Colombia’s oil industry will attract about US$3.5 billion in 2009 from foreign investors, roughly the same amount as last year, Armando Zamora, the head of Colombia’s government oil-licensing agency, or ANH, said Thursday.
“This is a very satisfactory level for a crisis year, and we expect it to keep rising,” Zamora said. He expects foreign companies to invest more than US$3.5 billion in 2010.
Zamora and other government officials had feared that the credit crunch in late 2008 and the subsequent economic downturn could lead investors to turn their backs on Colombia.
The majority of foreign companies had already secured financing for their projects when the crisis struck and, when the world economy and oil prices began to recover, new projects had no difficulty attracting finance.
A reduction in guerrilla attacks on oil infrastructure, higher crude prices, and a legislative and tax structure favorable to oil and mining companies have lured investors into Colombia, allowing the country to reverse its downward trend in oil production in 2005.
The ANH said this month that Colombian and foreign companies operating in the country produced an average of 704,000 barrels of crude a day in October. The figure is the highest in a decade and 34% more than the average in 2005.
Zamora said output will rise to 800,000 barrels a day by the end of 2010, due to the development of new fields and improved recovery rates at existing fields.

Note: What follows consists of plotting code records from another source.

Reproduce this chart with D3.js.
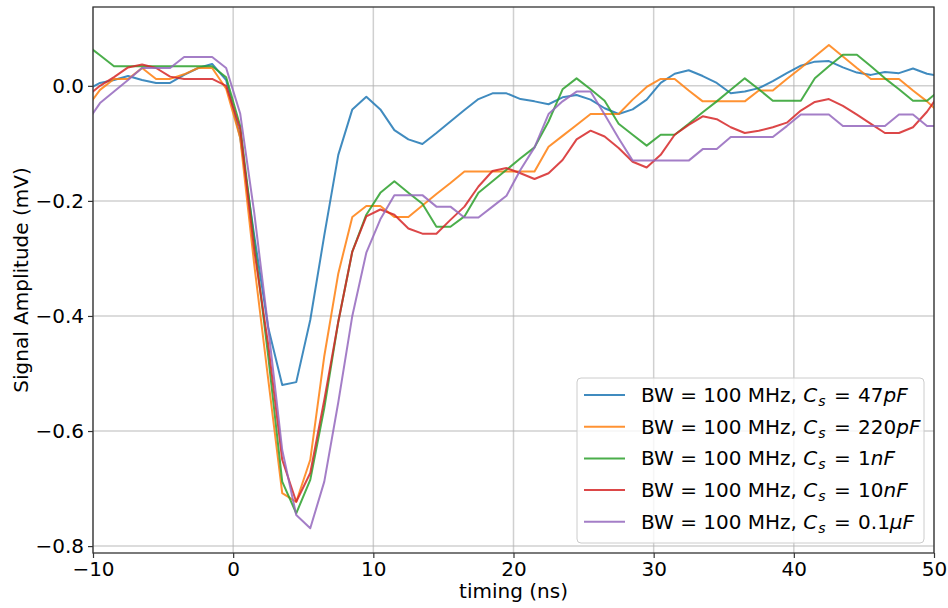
<!DOCTYPE html>
<html>
<head>
<meta charset="utf-8">
<script src="https://cdn.jsdelivr.net/npm/d3@7"></script>
<style>
    body { margin: 0; background: #fff; overflow: hidden; }
    svg { display: block; font-family: "DejaVu Sans", sans-serif; }
</style>
</head>
<body>
<div id="chart"></div>
<script>
// sample times (ns), one point per ns
const timing = [-10.5, -9.5, -8.5, -7.5, -6.5, -5.5, -4.5, -3.5, -2.5, -1.5, -0.5,
    0.5, 1.5, 2.5, 3.5, 4.5, 5.5, 6.5, 7.5, 8.5, 9.5,
    10.5, 11.5, 12.5, 13.5, 14.5, 15.5, 16.5, 17.5, 18.5, 19.5,
    20.5, 21.5, 22.5, 23.5, 24.5, 25.5, 26.5, 27.5, 28.5, 29.5,
    30.5, 31.5, 32.5, 33.5, 34.5, 35.5, 36.5, 37.5, 38.5, 39.5,
    40.5, 41.5, 42.5, 43.5, 44.5, 45.5, 46.5, 47.5, 48.5, 49.5, 50.5];

const cap47pF = [-0.008, 0.005, 0.010, 0.017, 0.010, 0.005, 0.005, 0.019, 0.031, 0.038, 0.010,
    -0.090, -0.260, -0.420, -0.520, -0.515, -0.407, -0.260, -0.120, -0.041, -0.019,
    -0.041, -0.077, -0.093, -0.101, -0.082, -0.062, -0.042, -0.023, -0.013, -0.013,
    -0.023, -0.027, -0.032, -0.020, -0.016, -0.024, -0.039, -0.049, -0.041, -0.024,
    0.005, 0.021, 0.027, 0.017, 0.005, -0.013, -0.010, -0.004, 0.008, 0.022,
    0.035, 0.042, 0.043, 0.032, 0.023, 0.019, 0.024, 0.022, 0.030, 0.021, 0.017];

const cap220pF = [-0.040, -0.007, 0.012, 0.012, 0.031, 0.012, 0.012, 0.020, 0.031, 0.031, -0.005,
    -0.090, -0.310, -0.510, -0.708, -0.723, -0.650, -0.470, -0.326, -0.228, -0.209,
    -0.209, -0.228, -0.228, -0.208, -0.188, -0.169, -0.149, -0.149, -0.149, -0.149,
    -0.149, -0.149, -0.106, -0.087, -0.068, -0.049, -0.049, -0.049, -0.024, -0.002,
    0.012, 0.012, -0.008, -0.027, -0.027, -0.027, -0.027, -0.008, -0.008, 0.012,
    0.031, 0.051, 0.071, 0.051, 0.031, 0.012, 0.012, 0.012, -0.008, -0.027, -0.050];

const cap1nF = [0.072, 0.053, 0.034, 0.034, 0.034, 0.034, 0.034, 0.034, 0.034, 0.034, 0.015,
    -0.070, -0.270, -0.470, -0.688, -0.743, -0.685, -0.560, -0.410, -0.288, -0.224,
    -0.186, -0.166, -0.186, -0.205, -0.245, -0.245, -0.227, -0.186, -0.166, -0.146,
    -0.126, -0.107, -0.062, -0.006, 0.013, -0.006, -0.026, -0.066, -0.085, -0.104,
    -0.085, -0.085, -0.066, -0.046, -0.027, -0.007, 0.013, -0.006, -0.026, -0.026,
    -0.026, 0.013, 0.034, 0.054, 0.054, 0.034, 0.013, -0.006, -0.026, -0.026, -0.006];

const cap10nF = [-0.020, 0.000, 0.015, 0.032, 0.037, 0.031, 0.016, 0.012, 0.012, 0.012, 0.000,
    -0.075, -0.285, -0.450, -0.650, -0.723, -0.673, -0.546, -0.410, -0.288, -0.227,
    -0.215, -0.224, -0.248, -0.257, -0.257, -0.233, -0.210, -0.175, -0.148, -0.143,
    -0.152, -0.162, -0.152, -0.129, -0.093, -0.078, -0.088, -0.108, -0.132, -0.142,
    -0.120, -0.085, -0.068, -0.053, -0.058, -0.072, -0.082, -0.078, -0.072, -0.064,
    -0.043, -0.028, -0.023, -0.035, -0.050, -0.066, -0.082, -0.082, -0.072, -0.045, -0.010];

const cap01uF = [-0.065, -0.030, -0.010, 0.010, 0.031, 0.031, 0.031, 0.050, 0.050, 0.050, 0.031,
    -0.048, -0.220, -0.420, -0.633, -0.746, -0.769, -0.688, -0.550, -0.400, -0.290,
    -0.232, -0.190, -0.190, -0.190, -0.210, -0.210, -0.229, -0.229, -0.210, -0.191,
    -0.146, -0.107, -0.049, -0.027, -0.010, -0.010, -0.050, -0.091, -0.130, -0.130,
    -0.130, -0.130, -0.130, -0.110, -0.110, -0.089, -0.089, -0.089, -0.089, -0.070,
    -0.050, -0.050, -0.050, -0.070, -0.070, -0.070, -0.070, -0.050, -0.050, -0.070, -0.070];

// legend text pieces
const capValues = ['47', '220', '1', '10', '0.1'];
const capUnits = ['pF', 'pF', 'nF', 'nF', '\u03bcF'];
const seriesValues = [cap47pF, cap220pF, cap1nF, cap10nF, cap01uF];

const xTicks = [-10, 0, 10, 20, 30, 40, 50];
const yTicks = [0.0, -0.2, -0.4, -0.6, -0.8];

const colors = ['#1f77b4', '#ff7f0e', '#2ca02c', '#d62728', '#9467bd'];

const width = 948;
const height = 608;
const margin = { top: 7, right: 14, bottom: 55, left: 93 };
const innerWidth = width - margin.left - margin.right;
const innerHeight = height - margin.top - margin.bottom;

const svg = d3.select('#chart')
    .append('svg')
    .attr('width', width)
    .attr('height', height);

const g = svg.append('g')
    .attr('transform', `translate(${margin.left},${margin.top})`);

const x = d3.scaleLinear().domain([-10, 50]).range([0, innerWidth]);
const y = d3.scaleLinear().domain([-0.812, 0.137]).range([innerHeight, 0]);

// grid lines
g.append('g')
    .selectAll('line')
    .data(xTicks)
    .join('line')
    .attr('x1', d => x(d)).attr('x2', d => x(d))
    .attr('y1', 0).attr('y2', innerHeight)
    .attr('stroke', '#b0b0b0')
    .attr('stroke-opacity', 0.6)
    .attr('stroke-width', 1.5);

g.append('g')
    .selectAll('line')
    .data(yTicks)
    .join('line')
    .attr('x1', 0).attr('x2', innerWidth)
    .attr('y1', d => y(d)).attr('y2', d => y(d))
    .attr('stroke', '#b0b0b0')
    .attr('stroke-opacity', 0.6)
    .attr('stroke-width', 1.5);

// clip the lines to the axes box
g.append('clipPath')
    .attr('id', 'plot-clip')
    .append('rect')
    .attr('width', innerWidth)
    .attr('height', innerHeight);

const line = d3.line()
    .x((d, i) => x(timing[i]))
    .y(d => y(d));

g.append('g')
    .attr('clip-path', 'url(#plot-clip)')
    .selectAll('path')
    .data(seriesValues)
    .join('path')
    .attr('d', d => line(d))
    .attr('fill', 'none')
    .attr('stroke', (d, i) => colors[i])
    .attr('stroke-width', 2)
    .attr('stroke-opacity', 0.85)
    .attr('stroke-linejoin', 'round');

// axes
const xAxis = g.append('g')
    .attr('transform', `translate(0,${innerHeight})`)
    .call(d3.axisBottom(x).tickValues(xTicks).tickFormat(d3.format('d')).tickSize(5).tickPadding(4));

const yAxis = g.append('g')
    .call(d3.axisLeft(y).tickValues(yTicks).tickFormat(d3.format('.1f')).tickSize(5).tickPadding(4));

[xAxis, yAxis].forEach(ax => {
    ax.select('.domain').remove();
    ax.selectAll('line').attr('stroke', '#333').attr('stroke-width', 1.2);
    ax.selectAll('text')
        .attr('fill', '#000')
        .style('font-size', '20px')
        .style('font-family', '"DejaVu Sans", sans-serif');
});

// box around the axes
g.append('rect')
    .attr('width', innerWidth)
    .attr('height', innerHeight)
    .attr('fill', 'none')
    .attr('stroke', '#333')
    .attr('stroke-width', 1.3);

// axis labels
svg.append('text')
    .attr('x', margin.left + innerWidth / 2)
    .attr('y', 598)
    .attr('text-anchor', 'middle')
    .style('font-size', '20px')
    .text('timing (ns)');

svg.append('text')
    .attr('transform', `translate(28,${margin.top + innerHeight / 2}) rotate(-90)`)
    .attr('text-anchor', 'middle')
    .style('font-size', '20px')
    .text('Signal Amplitude (mV)');

// legend, lower right
const legend = g.append('g')
    .attr('transform', `translate(${innerWidth - 357},${innerHeight - 175})`);

legend.append('rect')
    .attr('width', 347)
    .attr('height', 165)
    .attr('rx', 4)
    .attr('fill', '#fff')
    .attr('fill-opacity', 0.8)
    .attr('stroke', '#cccccc')
    .attr('stroke-width', 1);

const rows = legend.selectAll('g.row')
    .data(capValues)
    .join('g')
    .attr('class', 'row')
    .attr('transform', (d, i) => `translate(0,${17 + i * 31.7})`);

rows.append('line')
    .attr('x1', 7).attr('x2', 48)
    .attr('stroke', (d, i) => colors[i])
    .attr('stroke-width', 2)
    .attr('stroke-opacity', 0.85);

const label = rows.append('text')
    .attr('x', 64)
    .attr('y', 7)
    .style('font-size', '20px');

label.append('tspan').text('BW = 100 MHz, ');
label.append('tspan').style('font-style', 'italic').text('C');
label.append('tspan')
    .style('font-style', 'italic')
    .style('font-size', '14px')
    .attr('dx', 1)
    .attr('dy', 4)
    .text('s');
label.append('tspan').attr('dy', -4).attr('dx', 2).text(' = ');
label.append('tspan').attr('dx', 1).text(d => d);
label.append('tspan').style('font-style', 'italic').text((d, i) => capUnits[i]);
</script>
</body>
</html>
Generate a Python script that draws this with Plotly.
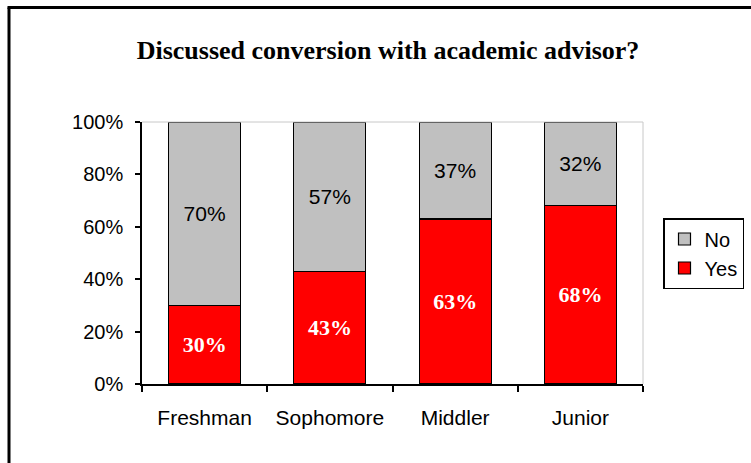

The country’s oil industry has enough momentum behind it to reach production of 1 million barrels a day by 2015, though this would strain the sector’s infrastructure, Zamora said. The country will need more pipelines and ports to ship the amount of oil out of the country.
Colombian oil production peaked in 1999 at 830,000 barrels per day, according to data from Ecopetrol SA, the state-oil company, then fell to 526,000 barrels of oil by 2005 as older fields declined.
Next week, the ANH will start the process of awarding rights to seek and extract oil in 168 areas. Some of these areas are in zones that already produce oil where ANH has new information, and more than 50 are in what he called “frontier areas,” including deep sea sites, and areas that have been difficult to access due to security problems and where the information available is very scant.
On the Caribbean coast, companies such as Petrobas SA, Ecopetrol SA and others will spend around US$400 million to seek off-shore oil this year, Zamora said.